MongoDB (NoSQL Document Database):
- Use Cases: User authentication and authorization data, content management, real-time analytics, and data with flexible or evolving schemas.
- Key Features: High scalability, flexibility (schemaless), high performance for large volumes of data, easy horizontal scaling.
Redis (In-Memory Data Store / Cache):
- Use Cases: Caching frequently accessed data, session management, real-time leaderboards, message queues, and pub/sub systems.
- Key Features: Extremely fast read/write operations, support for various data structures (strings, hashes, lists, sets, sorted sets).

3. Database Architecture & Replication Strategies

To ensure high availability, fault tolerance, and read scalability, our production databases are configured with robust replication strategies.

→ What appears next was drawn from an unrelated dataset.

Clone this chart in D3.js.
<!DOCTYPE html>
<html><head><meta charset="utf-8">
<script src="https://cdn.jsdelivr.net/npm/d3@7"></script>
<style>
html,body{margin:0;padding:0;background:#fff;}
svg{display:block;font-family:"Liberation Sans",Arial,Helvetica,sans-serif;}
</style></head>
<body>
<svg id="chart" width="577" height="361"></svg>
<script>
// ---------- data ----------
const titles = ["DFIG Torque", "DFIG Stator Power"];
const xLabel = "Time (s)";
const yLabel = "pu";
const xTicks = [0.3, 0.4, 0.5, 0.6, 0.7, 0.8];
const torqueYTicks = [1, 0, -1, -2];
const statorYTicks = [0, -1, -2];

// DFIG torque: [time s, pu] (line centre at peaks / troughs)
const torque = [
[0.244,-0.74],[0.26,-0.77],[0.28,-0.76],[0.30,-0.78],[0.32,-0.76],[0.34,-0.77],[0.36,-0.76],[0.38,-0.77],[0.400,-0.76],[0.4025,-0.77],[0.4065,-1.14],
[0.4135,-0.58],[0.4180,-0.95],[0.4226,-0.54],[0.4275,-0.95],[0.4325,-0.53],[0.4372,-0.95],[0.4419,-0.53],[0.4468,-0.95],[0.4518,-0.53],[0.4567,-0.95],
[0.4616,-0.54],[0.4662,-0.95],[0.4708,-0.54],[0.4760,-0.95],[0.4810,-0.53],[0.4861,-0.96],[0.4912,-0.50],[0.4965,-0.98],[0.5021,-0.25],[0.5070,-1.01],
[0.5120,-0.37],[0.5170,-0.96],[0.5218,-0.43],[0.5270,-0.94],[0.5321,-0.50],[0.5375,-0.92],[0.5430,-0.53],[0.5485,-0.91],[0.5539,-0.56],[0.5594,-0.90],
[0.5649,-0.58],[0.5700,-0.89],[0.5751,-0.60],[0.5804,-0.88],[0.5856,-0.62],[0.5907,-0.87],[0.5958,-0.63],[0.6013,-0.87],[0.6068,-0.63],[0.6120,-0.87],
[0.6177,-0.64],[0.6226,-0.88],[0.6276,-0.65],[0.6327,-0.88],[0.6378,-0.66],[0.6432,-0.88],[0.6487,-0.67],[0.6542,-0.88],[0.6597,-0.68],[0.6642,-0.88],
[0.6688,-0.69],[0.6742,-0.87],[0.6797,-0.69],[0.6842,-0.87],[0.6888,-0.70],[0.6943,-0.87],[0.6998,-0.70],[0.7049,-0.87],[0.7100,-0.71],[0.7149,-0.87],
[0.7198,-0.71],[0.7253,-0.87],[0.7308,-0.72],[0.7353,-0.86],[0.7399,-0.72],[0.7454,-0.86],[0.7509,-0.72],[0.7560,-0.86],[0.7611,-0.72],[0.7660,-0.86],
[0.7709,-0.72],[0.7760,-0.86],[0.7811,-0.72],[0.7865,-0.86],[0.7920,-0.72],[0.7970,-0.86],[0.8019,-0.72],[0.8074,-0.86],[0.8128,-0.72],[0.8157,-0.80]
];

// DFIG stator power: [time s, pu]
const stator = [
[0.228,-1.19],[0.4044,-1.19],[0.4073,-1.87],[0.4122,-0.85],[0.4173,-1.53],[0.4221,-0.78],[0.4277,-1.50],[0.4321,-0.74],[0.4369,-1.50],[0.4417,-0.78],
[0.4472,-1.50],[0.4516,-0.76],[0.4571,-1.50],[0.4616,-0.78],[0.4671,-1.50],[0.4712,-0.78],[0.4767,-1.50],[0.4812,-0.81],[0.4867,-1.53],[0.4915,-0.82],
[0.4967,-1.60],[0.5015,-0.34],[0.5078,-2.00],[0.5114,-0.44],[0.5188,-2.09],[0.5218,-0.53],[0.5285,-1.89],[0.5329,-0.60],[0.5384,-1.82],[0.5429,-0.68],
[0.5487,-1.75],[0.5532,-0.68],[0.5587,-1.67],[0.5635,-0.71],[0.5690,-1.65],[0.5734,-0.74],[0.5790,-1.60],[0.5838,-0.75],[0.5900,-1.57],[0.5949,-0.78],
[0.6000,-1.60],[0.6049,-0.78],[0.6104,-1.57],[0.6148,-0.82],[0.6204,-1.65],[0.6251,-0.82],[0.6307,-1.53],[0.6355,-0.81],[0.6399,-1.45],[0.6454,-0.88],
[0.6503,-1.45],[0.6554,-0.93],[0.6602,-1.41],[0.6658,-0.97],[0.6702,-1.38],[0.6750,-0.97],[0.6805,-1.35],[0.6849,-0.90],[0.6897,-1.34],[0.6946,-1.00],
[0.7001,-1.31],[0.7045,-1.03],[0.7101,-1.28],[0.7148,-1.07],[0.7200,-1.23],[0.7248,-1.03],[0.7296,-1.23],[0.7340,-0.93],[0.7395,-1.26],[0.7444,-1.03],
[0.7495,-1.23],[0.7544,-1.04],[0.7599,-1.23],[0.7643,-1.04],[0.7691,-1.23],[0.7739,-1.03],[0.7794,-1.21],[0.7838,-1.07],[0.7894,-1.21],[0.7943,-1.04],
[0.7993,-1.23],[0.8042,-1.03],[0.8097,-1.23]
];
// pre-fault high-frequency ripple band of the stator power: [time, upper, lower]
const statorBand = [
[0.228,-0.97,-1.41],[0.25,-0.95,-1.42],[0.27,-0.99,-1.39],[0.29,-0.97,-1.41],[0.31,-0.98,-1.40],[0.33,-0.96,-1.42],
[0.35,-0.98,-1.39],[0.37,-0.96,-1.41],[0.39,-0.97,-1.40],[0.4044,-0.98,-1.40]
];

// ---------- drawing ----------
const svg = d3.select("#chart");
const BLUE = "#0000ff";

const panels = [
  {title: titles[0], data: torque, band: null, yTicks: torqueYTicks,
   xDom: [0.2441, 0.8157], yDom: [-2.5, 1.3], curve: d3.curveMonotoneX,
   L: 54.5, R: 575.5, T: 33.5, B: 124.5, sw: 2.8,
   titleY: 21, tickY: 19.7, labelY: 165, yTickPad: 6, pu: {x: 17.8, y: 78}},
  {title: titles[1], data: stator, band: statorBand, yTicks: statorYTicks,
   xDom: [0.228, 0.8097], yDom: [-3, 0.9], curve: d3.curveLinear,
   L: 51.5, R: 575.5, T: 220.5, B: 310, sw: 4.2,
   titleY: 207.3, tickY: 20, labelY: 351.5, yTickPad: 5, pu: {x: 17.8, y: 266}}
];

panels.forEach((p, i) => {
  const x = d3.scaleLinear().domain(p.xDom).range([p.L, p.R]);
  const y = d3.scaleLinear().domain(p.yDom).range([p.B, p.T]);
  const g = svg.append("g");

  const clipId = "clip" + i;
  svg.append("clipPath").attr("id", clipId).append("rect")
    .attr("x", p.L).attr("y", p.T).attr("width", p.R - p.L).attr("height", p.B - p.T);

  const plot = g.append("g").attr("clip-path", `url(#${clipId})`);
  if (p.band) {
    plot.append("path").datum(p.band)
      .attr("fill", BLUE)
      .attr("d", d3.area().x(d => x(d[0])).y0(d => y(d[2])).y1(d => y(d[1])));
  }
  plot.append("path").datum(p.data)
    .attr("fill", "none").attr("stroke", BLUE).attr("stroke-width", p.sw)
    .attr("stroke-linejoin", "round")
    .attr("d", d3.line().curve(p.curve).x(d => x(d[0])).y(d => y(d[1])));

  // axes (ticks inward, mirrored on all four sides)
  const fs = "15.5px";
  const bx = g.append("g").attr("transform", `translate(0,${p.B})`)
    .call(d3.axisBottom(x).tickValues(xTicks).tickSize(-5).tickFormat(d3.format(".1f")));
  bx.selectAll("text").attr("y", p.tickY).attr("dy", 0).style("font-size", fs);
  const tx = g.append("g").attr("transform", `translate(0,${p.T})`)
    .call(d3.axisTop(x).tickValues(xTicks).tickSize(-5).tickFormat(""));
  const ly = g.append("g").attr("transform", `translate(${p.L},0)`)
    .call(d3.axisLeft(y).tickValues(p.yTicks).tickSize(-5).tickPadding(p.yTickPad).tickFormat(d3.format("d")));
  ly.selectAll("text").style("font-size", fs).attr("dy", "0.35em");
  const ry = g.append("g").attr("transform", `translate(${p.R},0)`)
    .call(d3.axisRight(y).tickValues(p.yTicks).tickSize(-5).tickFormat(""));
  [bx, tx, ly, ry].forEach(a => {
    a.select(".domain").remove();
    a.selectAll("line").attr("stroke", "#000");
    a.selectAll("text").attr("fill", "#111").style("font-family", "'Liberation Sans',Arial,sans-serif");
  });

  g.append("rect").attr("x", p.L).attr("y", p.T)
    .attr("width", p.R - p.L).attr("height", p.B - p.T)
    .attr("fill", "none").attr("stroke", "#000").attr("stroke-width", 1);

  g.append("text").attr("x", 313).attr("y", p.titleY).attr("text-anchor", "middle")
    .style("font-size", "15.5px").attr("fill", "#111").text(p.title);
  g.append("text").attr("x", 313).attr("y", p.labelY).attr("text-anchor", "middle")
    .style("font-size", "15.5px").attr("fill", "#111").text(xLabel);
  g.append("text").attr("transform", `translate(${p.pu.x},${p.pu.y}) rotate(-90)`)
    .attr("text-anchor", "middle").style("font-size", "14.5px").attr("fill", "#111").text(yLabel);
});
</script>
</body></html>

PostgreSQL Replication (Primary-Replica)

Our PostgreSQL instances typically follow a primary-replica (formerly master-slave) architecture. This setup provides:

High Availability: If the primary instance fails, a replica can be promoted to become the new primary.
Read Scalability: Read-heavy workloads can be distributed across multiple replica instances.
Data Durability: Replicas maintain copies of the data, protecting against data loss.

graph TD
    A[Application Service] --> B(Primary PostgreSQL)
    B --> C(Replica PostgreSQL 1)
    B --> D(Replica PostgreSQL 2)
    C --> E[Read-Only Workloads]
    D --> F[Read-Only Workloads]

    subgraph PostgreSQL Cluster
        B
        C
        D
    end

    style PostgreSQL Cluster fill:#f9f,stroke:#333,stroke-width:2px

MongoDB Replica Sets

MongoDB instances are deployed as replica sets, which are groups of mongod processes that maintain the same data set. A replica set provides redundancy and high availability.

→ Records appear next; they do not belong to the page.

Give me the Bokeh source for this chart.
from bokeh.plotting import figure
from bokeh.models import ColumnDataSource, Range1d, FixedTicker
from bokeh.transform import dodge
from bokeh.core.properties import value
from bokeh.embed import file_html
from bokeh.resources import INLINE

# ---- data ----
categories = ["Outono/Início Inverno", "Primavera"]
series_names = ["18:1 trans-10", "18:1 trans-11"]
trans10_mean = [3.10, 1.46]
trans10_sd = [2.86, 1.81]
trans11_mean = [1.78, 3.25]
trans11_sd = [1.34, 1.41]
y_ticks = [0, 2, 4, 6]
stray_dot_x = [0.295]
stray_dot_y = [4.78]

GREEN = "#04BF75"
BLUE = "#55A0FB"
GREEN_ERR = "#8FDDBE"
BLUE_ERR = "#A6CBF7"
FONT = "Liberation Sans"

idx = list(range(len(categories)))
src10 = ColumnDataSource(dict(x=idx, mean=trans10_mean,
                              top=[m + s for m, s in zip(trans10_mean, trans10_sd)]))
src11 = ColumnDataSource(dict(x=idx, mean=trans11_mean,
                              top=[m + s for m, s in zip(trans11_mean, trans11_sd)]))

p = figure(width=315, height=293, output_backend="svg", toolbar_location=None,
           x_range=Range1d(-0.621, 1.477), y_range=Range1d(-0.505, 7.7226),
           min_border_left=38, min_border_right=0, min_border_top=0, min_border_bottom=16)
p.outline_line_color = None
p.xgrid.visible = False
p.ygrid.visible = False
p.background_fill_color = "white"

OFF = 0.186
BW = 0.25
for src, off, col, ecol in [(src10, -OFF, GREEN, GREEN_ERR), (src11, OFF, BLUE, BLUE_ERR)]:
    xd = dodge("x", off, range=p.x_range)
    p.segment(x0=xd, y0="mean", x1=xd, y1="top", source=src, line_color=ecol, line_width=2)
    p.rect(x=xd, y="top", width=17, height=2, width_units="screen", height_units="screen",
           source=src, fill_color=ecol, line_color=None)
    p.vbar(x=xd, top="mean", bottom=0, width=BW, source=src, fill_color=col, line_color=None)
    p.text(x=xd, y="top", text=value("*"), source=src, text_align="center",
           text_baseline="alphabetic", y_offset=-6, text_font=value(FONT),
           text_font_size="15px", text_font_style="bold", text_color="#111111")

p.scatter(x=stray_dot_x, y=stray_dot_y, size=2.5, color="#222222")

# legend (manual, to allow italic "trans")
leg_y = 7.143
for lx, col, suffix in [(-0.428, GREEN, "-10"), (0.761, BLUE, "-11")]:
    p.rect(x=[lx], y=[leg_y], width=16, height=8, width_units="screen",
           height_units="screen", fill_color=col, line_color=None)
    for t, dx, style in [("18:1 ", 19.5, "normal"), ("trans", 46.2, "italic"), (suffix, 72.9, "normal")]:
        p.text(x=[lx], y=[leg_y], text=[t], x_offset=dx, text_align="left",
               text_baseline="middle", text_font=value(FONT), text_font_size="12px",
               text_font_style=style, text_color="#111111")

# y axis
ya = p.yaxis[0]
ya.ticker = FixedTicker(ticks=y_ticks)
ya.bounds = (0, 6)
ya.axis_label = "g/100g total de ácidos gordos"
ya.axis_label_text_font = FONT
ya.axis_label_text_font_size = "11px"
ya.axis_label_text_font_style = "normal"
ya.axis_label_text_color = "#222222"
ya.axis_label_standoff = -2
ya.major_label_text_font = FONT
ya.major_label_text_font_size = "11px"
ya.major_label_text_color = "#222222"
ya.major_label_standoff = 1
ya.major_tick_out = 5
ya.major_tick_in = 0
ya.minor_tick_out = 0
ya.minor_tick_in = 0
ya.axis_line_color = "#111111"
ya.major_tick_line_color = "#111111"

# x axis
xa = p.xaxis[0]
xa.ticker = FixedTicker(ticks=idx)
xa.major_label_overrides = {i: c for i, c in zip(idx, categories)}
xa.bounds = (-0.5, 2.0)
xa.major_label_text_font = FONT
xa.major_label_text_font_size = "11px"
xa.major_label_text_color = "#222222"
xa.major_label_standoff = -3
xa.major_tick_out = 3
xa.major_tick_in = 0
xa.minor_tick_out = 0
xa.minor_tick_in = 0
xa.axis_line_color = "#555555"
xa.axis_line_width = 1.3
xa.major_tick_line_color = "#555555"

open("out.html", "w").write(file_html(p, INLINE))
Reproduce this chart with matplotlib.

Primary: Receives all write operations.
Secondaries: Replicate the primary’s oplog and apply the operations to their data sets, ensuring data consistency.

graph TD
    A[Application Service] --> B(MongoDB Primary)
    B --> C(MongoDB Secondary 1)
    B --> D(MongoDB Secondary 2)

    subgraph MongoDB Replica Set
        B
        C
        D
    end

    style MongoDB Replica Set fill:#ccf,stroke:#333,stroke-width:2px

Redis High Availability

Redis instances are typically deployed with Sentinel for high availability or as a Cluster for sharding and scalability.

Sentinel: Provides monitoring, notification, and automatic failover for Redis instances.
Cluster: Distributes data across multiple Redis nodes, allowing for horizontal scaling.

4. Backup and Recovery Policies

Regular and automated backup procedures are in place for all production databases to ensure data recoverability in case of disaster or accidental data loss.

Frequency: Daily full backups, with incremental backups throughout the day.
Retention: Backups are retained for [X days/weeks/months] based on data criticality and compliance requirements.
Storage: Backups are stored securely in [Cloud Storage Service] with appropriate encryption.
Recovery Point Objective (RPO) & Recovery Time Objective (RTO): Defined for each critical database to guide recovery efforts.

5. Security Best Practices

Database security is paramount. We adhere to the following practices:

Network Isolation: Databases are deployed in private subnets, accessible only from authorized application servers.
Authentication & Authorization: Strong authentication mechanisms and least-privilege access control are enforced for all database users.
Encryption: Data at rest (storage encryption) and data in transit (SSL/TLS for connections) are encrypted.
Auditing & Logging: Database activity is logged and monitored for suspicious behavior.
Regular Patching: Database software is regularly updated to address security vulnerabilities.

6. Monitoring & Alerting

Comprehensive monitoring is implemented for all database instances to track performance, health, and resource utilization. Key metrics include:

CPU Utilization
Memory Usage
Disk I/O
Connection Count
Query Latency
Replication Lag

Alerts are configured for critical thresholds to ensure proactive issue resolution.